● Aim of the exercise: In the listing below, find the line containing "What D3.js code" and the line containing "const bandEdges = [140, 500, 5000];". Repeat exactly those two lines and every line between them, nothing more.

● Records provided:
-------------------------
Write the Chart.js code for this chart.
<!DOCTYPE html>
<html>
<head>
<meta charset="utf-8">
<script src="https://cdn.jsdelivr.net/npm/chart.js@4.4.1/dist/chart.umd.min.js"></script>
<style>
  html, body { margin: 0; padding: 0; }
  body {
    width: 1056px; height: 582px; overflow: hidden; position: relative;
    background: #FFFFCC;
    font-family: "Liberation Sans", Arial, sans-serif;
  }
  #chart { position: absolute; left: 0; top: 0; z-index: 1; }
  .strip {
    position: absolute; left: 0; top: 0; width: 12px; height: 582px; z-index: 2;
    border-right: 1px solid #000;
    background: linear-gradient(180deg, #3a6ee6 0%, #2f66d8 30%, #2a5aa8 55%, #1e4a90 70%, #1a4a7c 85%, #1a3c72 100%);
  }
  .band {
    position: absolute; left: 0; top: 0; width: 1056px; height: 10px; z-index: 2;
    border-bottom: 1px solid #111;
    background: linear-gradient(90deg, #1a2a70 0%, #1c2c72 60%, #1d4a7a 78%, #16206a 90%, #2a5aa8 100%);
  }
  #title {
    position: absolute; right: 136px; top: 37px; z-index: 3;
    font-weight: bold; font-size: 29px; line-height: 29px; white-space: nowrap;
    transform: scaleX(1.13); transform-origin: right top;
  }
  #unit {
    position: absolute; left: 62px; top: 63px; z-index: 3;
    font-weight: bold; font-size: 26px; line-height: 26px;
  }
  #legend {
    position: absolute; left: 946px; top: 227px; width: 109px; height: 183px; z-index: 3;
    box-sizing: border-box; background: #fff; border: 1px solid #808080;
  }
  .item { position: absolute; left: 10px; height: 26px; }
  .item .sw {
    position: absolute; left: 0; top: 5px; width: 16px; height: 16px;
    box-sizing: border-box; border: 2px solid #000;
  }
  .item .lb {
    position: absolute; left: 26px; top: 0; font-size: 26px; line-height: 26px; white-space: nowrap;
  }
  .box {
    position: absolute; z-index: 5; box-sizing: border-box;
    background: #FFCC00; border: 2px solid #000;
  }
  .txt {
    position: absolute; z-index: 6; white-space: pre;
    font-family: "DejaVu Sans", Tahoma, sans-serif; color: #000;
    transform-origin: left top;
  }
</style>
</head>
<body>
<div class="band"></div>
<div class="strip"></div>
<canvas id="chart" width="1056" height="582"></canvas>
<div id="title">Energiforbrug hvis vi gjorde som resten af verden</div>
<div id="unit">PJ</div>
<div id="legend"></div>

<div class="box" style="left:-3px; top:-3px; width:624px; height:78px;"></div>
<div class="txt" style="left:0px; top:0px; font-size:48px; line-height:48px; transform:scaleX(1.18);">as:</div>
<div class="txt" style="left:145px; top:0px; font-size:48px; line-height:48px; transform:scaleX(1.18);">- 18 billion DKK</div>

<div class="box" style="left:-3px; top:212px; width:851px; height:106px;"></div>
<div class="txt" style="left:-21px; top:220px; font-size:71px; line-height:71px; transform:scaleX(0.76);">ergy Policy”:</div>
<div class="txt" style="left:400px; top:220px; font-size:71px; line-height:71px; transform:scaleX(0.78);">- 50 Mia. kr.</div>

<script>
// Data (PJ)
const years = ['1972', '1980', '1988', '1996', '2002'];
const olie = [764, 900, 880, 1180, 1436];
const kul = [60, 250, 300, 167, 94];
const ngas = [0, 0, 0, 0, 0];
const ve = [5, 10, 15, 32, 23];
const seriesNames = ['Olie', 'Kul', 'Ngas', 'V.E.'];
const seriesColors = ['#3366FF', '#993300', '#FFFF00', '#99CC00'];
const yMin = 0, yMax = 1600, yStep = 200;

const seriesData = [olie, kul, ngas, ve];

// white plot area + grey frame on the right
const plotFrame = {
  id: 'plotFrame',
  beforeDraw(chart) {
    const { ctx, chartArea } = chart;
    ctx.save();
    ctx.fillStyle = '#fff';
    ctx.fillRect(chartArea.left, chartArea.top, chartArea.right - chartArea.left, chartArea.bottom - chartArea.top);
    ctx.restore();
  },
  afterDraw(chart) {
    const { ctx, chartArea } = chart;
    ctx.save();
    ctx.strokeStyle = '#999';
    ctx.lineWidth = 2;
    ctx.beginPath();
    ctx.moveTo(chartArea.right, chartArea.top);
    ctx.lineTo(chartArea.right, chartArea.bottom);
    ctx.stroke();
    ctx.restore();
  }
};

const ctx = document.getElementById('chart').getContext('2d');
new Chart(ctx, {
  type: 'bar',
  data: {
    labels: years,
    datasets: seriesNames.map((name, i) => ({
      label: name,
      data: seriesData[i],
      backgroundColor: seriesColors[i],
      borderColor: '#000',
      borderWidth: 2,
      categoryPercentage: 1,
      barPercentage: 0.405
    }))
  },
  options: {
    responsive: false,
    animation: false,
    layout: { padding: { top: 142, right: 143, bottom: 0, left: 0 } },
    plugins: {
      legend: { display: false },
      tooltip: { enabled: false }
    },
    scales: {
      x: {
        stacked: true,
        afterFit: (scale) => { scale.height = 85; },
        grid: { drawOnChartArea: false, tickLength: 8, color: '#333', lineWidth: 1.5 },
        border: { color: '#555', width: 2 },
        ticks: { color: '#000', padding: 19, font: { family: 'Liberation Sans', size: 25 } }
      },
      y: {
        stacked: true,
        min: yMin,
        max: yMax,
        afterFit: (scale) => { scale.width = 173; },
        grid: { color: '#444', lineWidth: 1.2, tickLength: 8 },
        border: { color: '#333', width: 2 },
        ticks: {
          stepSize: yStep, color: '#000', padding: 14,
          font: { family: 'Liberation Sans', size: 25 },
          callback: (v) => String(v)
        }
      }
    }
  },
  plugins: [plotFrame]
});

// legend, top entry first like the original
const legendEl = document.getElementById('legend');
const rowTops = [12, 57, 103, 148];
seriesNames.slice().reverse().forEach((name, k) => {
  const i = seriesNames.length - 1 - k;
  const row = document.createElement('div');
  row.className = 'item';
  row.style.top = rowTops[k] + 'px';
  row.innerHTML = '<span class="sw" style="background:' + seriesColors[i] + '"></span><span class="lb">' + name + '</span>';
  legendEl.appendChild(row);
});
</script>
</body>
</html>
-------------------------
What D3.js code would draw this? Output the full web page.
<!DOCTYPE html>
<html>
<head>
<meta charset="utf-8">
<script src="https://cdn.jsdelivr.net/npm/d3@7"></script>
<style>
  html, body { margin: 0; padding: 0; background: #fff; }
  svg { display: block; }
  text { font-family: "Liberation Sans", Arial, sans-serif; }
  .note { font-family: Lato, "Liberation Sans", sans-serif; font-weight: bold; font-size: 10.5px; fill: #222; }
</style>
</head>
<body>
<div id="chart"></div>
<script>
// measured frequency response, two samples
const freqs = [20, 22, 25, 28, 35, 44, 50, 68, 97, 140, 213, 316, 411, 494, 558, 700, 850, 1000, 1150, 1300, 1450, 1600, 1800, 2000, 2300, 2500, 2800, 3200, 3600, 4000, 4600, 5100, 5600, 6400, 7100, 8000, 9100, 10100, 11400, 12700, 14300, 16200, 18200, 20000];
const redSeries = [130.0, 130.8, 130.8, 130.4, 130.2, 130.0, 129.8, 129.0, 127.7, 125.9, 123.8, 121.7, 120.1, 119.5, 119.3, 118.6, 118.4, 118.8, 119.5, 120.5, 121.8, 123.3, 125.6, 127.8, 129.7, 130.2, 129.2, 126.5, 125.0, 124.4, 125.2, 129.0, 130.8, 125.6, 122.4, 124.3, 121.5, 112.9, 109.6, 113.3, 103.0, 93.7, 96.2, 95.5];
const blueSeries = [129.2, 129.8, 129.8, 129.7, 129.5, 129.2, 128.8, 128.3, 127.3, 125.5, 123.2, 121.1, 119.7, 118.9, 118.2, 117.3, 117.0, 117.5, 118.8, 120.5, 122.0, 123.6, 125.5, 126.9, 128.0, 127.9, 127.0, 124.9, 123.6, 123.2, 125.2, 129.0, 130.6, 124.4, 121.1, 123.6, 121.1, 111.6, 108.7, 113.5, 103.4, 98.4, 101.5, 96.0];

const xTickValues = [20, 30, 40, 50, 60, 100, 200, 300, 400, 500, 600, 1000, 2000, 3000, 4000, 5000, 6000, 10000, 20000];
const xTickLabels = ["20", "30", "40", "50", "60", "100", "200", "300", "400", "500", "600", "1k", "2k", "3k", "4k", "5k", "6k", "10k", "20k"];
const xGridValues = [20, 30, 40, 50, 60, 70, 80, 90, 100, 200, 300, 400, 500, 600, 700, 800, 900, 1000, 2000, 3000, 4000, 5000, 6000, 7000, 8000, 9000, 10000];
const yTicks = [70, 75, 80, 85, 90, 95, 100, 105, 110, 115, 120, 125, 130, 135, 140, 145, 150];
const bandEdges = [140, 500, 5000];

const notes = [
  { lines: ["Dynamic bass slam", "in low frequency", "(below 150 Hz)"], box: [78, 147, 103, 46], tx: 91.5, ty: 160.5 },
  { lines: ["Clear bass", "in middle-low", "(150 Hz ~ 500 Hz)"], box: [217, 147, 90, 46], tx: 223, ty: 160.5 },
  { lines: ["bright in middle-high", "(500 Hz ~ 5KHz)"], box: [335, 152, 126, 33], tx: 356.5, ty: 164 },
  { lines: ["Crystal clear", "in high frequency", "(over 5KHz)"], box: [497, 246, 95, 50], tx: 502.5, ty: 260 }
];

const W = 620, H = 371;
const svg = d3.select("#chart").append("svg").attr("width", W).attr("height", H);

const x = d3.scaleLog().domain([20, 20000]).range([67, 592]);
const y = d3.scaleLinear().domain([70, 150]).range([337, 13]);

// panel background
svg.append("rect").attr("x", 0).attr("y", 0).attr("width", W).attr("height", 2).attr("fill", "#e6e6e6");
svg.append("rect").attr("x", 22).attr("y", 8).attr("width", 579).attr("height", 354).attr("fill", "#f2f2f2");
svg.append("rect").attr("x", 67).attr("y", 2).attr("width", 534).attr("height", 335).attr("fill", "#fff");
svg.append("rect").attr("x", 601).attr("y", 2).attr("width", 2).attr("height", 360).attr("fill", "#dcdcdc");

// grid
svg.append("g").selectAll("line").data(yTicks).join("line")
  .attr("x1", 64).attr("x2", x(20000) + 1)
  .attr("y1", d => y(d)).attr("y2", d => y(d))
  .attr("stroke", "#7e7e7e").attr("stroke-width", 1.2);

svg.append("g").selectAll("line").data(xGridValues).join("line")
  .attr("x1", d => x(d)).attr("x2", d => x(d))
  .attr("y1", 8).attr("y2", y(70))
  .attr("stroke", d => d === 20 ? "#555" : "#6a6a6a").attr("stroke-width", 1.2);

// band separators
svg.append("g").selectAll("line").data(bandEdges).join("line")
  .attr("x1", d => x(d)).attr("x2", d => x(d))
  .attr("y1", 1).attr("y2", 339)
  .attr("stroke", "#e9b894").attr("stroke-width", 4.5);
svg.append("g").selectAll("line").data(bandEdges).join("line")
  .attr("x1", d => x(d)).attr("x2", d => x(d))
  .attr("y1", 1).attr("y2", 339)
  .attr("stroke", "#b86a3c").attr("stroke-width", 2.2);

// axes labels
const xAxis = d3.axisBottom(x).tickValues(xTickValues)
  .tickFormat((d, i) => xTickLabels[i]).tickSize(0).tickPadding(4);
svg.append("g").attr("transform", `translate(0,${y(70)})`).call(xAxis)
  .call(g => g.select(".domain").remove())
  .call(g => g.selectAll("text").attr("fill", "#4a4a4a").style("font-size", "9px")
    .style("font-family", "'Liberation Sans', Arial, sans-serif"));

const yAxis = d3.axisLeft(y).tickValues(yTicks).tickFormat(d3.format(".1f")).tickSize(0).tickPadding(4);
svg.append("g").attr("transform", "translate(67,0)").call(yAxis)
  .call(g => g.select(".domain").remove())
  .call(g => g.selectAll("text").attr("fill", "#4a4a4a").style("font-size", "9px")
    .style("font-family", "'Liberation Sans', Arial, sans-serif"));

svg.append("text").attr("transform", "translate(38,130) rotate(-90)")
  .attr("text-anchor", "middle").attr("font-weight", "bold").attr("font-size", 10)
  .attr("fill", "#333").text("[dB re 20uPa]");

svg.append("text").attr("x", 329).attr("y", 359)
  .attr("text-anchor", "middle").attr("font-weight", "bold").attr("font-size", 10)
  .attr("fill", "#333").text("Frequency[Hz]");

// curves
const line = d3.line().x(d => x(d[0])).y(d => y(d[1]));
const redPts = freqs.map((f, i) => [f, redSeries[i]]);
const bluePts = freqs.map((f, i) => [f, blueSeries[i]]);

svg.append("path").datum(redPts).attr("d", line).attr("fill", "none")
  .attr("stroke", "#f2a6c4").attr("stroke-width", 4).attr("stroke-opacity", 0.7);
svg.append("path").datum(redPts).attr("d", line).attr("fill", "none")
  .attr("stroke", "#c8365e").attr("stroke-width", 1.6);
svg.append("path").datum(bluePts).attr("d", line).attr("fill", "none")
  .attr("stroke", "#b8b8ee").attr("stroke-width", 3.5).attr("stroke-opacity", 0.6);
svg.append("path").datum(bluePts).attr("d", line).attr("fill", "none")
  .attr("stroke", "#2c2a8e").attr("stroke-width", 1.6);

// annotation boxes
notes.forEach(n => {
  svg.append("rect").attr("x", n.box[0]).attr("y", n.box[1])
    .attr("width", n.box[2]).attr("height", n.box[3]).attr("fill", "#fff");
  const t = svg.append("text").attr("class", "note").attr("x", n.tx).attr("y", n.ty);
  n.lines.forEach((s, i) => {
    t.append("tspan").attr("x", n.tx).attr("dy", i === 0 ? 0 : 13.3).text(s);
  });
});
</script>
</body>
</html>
-------------------------
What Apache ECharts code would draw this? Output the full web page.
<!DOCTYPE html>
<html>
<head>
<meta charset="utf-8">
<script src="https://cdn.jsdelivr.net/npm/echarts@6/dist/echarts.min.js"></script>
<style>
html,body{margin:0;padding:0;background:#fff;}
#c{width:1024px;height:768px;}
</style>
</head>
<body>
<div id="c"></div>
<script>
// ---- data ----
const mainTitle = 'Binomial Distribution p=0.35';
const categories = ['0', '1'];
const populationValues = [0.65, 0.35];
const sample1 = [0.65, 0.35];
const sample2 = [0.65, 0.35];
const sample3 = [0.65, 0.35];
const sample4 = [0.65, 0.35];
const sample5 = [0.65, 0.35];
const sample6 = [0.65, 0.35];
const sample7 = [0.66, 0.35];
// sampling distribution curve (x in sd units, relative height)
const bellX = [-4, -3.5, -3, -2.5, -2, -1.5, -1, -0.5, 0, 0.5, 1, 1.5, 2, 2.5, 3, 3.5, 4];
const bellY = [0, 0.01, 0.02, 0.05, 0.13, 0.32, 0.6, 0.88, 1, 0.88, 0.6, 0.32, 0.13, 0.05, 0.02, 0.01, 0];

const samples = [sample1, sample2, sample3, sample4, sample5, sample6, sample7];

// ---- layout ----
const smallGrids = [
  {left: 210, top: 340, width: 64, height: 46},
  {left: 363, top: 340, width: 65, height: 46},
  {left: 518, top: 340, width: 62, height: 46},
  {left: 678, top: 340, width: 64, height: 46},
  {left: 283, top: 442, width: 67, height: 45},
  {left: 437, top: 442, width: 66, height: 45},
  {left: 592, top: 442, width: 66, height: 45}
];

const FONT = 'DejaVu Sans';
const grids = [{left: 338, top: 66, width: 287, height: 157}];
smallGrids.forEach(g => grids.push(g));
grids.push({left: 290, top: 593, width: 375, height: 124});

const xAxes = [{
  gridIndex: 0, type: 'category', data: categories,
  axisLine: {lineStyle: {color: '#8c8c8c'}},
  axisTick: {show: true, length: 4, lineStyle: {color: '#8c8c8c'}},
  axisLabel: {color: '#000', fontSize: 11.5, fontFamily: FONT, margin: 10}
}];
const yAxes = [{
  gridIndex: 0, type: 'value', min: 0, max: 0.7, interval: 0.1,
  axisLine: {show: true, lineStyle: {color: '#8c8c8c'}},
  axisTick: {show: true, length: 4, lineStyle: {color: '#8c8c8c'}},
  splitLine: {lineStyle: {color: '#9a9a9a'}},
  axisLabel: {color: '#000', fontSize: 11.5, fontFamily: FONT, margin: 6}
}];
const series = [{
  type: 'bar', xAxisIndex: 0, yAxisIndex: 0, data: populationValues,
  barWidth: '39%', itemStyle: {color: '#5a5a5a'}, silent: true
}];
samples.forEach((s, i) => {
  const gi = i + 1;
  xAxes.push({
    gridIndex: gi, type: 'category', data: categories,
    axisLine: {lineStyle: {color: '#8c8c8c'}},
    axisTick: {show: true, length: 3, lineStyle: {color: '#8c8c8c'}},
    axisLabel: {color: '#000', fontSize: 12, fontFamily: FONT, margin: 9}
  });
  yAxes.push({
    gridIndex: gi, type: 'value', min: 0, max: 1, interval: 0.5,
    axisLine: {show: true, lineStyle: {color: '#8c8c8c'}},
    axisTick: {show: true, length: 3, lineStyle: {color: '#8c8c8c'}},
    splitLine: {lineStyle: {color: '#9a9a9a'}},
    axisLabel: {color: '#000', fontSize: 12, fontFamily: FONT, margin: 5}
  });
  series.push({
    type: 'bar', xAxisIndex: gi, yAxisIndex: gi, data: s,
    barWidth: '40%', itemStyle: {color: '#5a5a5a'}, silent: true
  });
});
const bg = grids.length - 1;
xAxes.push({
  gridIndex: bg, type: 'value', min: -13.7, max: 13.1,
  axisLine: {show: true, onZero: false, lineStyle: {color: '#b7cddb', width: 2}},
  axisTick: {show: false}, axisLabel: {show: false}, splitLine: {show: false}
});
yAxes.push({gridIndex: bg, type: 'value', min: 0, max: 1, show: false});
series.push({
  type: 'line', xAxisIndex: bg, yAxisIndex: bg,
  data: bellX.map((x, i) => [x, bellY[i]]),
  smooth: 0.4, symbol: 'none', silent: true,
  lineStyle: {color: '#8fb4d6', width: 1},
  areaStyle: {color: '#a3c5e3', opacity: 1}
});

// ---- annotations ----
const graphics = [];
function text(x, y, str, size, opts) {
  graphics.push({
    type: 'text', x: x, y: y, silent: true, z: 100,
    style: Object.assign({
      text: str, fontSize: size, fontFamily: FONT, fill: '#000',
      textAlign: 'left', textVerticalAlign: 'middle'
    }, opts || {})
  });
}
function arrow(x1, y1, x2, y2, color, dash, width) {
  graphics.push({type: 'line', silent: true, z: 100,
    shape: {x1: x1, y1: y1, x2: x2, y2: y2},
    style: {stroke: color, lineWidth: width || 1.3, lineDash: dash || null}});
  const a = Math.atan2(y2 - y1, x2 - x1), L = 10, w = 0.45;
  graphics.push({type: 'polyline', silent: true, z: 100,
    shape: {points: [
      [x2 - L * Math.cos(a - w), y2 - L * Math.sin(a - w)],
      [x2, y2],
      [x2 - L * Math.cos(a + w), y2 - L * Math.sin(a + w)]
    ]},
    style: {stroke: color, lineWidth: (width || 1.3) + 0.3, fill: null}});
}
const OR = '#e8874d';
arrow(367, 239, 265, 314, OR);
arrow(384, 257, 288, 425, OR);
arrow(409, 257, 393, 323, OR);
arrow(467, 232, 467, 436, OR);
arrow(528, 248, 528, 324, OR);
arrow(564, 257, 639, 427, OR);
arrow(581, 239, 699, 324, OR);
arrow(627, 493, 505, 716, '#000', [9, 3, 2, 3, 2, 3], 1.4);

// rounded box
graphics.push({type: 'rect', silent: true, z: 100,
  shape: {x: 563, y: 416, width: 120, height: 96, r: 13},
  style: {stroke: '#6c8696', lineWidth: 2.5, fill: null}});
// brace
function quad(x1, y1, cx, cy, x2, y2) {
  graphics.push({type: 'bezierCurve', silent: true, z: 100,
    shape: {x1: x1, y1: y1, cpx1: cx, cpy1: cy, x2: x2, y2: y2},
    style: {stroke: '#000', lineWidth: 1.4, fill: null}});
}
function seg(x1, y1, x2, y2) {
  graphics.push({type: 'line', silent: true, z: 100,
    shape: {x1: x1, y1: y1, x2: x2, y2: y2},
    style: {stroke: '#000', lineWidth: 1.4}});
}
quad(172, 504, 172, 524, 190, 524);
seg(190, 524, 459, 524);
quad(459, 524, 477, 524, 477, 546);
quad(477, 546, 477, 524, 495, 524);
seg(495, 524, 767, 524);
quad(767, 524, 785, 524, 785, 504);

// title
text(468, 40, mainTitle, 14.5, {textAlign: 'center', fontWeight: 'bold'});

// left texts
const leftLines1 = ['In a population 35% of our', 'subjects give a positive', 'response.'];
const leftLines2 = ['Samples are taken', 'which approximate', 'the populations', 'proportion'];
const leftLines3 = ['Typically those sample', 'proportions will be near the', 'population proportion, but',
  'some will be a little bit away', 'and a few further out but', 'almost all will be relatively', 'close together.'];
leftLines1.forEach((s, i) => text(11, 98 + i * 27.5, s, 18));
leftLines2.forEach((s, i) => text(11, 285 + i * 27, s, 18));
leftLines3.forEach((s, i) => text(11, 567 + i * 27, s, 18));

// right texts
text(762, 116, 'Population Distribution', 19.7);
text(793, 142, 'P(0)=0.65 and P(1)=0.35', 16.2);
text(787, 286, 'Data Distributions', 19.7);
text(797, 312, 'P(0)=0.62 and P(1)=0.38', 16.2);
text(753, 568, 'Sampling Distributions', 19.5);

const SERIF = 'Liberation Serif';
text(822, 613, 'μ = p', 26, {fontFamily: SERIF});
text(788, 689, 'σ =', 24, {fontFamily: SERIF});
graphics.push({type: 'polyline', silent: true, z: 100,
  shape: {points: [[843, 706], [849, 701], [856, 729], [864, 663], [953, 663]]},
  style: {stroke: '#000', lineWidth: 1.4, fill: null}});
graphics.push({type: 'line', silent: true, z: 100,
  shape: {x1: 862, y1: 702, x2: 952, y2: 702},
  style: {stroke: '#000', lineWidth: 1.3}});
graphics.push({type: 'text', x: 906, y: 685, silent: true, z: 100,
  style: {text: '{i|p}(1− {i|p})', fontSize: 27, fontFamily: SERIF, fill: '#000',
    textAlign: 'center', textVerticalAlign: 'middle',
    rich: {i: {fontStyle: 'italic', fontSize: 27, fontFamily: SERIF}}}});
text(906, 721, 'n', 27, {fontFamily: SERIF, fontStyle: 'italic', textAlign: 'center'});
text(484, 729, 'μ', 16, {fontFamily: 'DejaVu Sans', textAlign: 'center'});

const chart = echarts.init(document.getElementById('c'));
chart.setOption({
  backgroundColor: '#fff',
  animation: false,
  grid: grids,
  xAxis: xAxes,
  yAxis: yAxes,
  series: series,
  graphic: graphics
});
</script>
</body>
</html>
-------------------------
● Exercise solution:
What D3.js code would draw this? Output the full web page.
<!DOCTYPE html>
<html>
<head>
<meta charset="utf-8">
<script src="https://cdn.jsdelivr.net/npm/d3@7"></script>
<style>
  html, body { margin: 0; padding: 0; background: #fff; }
  svg { display: block; }
  text { font-family: "Liberation Sans", Arial, sans-serif; }
  .note { font-family: Lato, "Liberation Sans", sans-serif; font-weight: bold; font-size: 10.5px; fill: #222; }
</style>
</head>
<body>
<div id="chart"></div>
<script>
// measured frequency response, two samples
const freqs = [20, 22, 25, 28, 35, 44, 50, 68, 97, 140, 213, 316, 411, 494, 558, 700, 850, 1000, 1150, 1300, 1450, 1600, 1800, 2000, 2300, 2500, 2800, 3200, 3600, 4000, 4600, 5100, 5600, 6400, 7100, 8000, 9100, 10100, 11400, 12700, 14300, 16200, 18200, 20000];
const redSeries = [130.0, 130.8, 130.8, 130.4, 130.2, 130.0, 129.8, 129.0, 127.7, 125.9, 123.8, 121.7, 120.1, 119.5, 119.3, 118.6, 118.4, 118.8, 119.5, 120.5, 121.8, 123.3, 125.6, 127.8, 129.7, 130.2, 129.2, 126.5, 125.0, 124.4, 125.2, 129.0, 130.8, 125.6, 122.4, 124.3, 121.5, 112.9, 109.6, 113.3, 103.0, 93.7, 96.2, 95.5];
const blueSeries = [129.2, 129.8, 129.8, 129.7, 129.5, 129.2, 128.8, 128.3, 127.3, 125.5, 123.2, 121.1, 119.7, 118.9, 118.2, 117.3, 117.0, 117.5, 118.8, 120.5, 122.0, 123.6, 125.5, 126.9, 128.0, 127.9, 127.0, 124.9, 123.6, 123.2, 125.2, 129.0, 130.6, 124.4, 121.1, 123.6, 121.1, 111.6, 108.7, 113.5, 103.4, 98.4, 101.5, 96.0];

const xTickValues = [20, 30, 40, 50, 60, 100, 200, 300, 400, 500, 600, 1000, 2000, 3000, 4000, 5000, 6000, 10000, 20000];
const xTickLabels = ["20", "30", "40", "50", "60", "100", "200", "300", "400", "500", "600", "1k", "2k", "3k", "4k", "5k", "6k", "10k", "20k"];
const xGridValues = [20, 30, 40, 50, 60, 70, 80, 90, 100, 200, 300, 400, 500, 600, 700, 800, 900, 1000, 2000, 3000, 4000, 5000, 6000, 7000, 8000, 9000, 10000];
const yTicks = [70, 75, 80, 85, 90, 95, 100, 105, 110, 115, 120, 125, 130, 135, 140, 145, 150];
const bandEdges = [140, 500, 5000];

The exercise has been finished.